* _Task description_
Check each line of the listing for the word "matplotlib" and give only the number of lines that have it.

* _Data section_
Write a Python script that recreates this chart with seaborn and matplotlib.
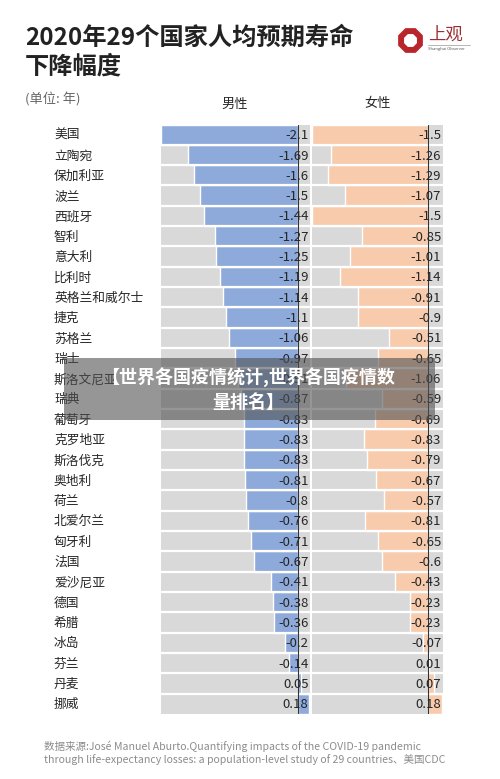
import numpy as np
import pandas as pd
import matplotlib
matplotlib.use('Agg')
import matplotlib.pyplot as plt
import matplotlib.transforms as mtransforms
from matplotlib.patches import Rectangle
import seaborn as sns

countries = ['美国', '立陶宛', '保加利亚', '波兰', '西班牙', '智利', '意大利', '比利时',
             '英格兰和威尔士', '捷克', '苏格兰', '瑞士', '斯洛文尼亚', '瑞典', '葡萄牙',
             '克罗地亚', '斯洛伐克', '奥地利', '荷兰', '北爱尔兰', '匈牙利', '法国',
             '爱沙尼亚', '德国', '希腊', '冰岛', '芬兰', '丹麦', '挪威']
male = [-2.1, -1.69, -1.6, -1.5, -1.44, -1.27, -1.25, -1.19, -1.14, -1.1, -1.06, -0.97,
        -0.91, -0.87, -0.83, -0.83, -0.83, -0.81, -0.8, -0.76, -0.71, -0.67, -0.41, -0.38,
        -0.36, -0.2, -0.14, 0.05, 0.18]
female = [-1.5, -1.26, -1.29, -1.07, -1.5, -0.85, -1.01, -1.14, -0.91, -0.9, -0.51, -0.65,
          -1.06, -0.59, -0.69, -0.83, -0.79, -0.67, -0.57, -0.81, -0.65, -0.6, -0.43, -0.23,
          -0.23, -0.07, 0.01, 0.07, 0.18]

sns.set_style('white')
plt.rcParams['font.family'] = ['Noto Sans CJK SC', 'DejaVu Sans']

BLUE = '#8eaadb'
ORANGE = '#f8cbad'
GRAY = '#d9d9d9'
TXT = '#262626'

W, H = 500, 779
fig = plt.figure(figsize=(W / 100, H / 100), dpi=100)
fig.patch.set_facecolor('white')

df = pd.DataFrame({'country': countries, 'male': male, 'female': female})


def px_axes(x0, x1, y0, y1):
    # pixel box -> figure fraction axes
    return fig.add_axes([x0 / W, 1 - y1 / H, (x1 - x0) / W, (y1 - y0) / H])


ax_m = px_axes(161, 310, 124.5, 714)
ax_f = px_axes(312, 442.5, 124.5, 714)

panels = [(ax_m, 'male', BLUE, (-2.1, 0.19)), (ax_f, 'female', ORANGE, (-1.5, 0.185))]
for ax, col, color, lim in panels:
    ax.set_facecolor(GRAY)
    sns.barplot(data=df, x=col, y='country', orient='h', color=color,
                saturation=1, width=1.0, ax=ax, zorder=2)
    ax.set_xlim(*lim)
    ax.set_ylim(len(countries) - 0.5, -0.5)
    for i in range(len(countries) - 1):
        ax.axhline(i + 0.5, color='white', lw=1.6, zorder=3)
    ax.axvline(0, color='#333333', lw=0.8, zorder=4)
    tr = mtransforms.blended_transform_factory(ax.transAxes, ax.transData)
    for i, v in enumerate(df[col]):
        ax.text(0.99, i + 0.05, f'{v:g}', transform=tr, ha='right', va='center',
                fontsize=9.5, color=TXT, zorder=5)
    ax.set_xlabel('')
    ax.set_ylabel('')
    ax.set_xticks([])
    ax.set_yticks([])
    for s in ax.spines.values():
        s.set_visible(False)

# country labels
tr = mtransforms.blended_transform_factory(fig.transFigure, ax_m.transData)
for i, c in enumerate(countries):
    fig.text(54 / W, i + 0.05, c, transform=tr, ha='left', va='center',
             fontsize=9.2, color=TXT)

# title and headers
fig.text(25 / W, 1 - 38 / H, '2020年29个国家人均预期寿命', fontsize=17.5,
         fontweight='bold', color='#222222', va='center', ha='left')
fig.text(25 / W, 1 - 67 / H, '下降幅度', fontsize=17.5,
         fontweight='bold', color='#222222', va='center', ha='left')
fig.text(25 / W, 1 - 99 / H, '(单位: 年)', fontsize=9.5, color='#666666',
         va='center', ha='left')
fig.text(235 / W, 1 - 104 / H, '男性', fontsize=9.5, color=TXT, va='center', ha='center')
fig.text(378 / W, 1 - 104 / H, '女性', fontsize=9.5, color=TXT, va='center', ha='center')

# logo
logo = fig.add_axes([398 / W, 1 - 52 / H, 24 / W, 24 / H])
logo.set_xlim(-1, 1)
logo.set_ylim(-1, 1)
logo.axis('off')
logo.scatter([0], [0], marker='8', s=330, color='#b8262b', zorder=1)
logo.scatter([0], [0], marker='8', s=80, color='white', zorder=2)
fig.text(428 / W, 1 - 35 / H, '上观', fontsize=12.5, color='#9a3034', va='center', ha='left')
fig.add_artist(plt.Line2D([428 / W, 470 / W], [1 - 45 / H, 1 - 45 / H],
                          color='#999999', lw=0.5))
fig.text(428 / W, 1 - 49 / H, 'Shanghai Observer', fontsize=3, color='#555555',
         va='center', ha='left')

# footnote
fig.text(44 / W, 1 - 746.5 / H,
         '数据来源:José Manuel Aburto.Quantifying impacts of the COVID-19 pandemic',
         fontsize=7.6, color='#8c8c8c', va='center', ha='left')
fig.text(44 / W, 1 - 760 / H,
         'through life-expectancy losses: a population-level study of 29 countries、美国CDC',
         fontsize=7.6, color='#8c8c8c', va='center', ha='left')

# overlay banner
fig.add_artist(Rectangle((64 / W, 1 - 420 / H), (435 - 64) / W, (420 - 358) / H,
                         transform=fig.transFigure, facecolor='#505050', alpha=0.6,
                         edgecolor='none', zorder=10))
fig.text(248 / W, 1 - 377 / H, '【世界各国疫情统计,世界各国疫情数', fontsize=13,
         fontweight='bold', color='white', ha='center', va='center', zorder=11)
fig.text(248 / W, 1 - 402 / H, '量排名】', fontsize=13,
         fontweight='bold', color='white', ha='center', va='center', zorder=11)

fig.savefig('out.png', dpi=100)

* _Solution for this exercise_
6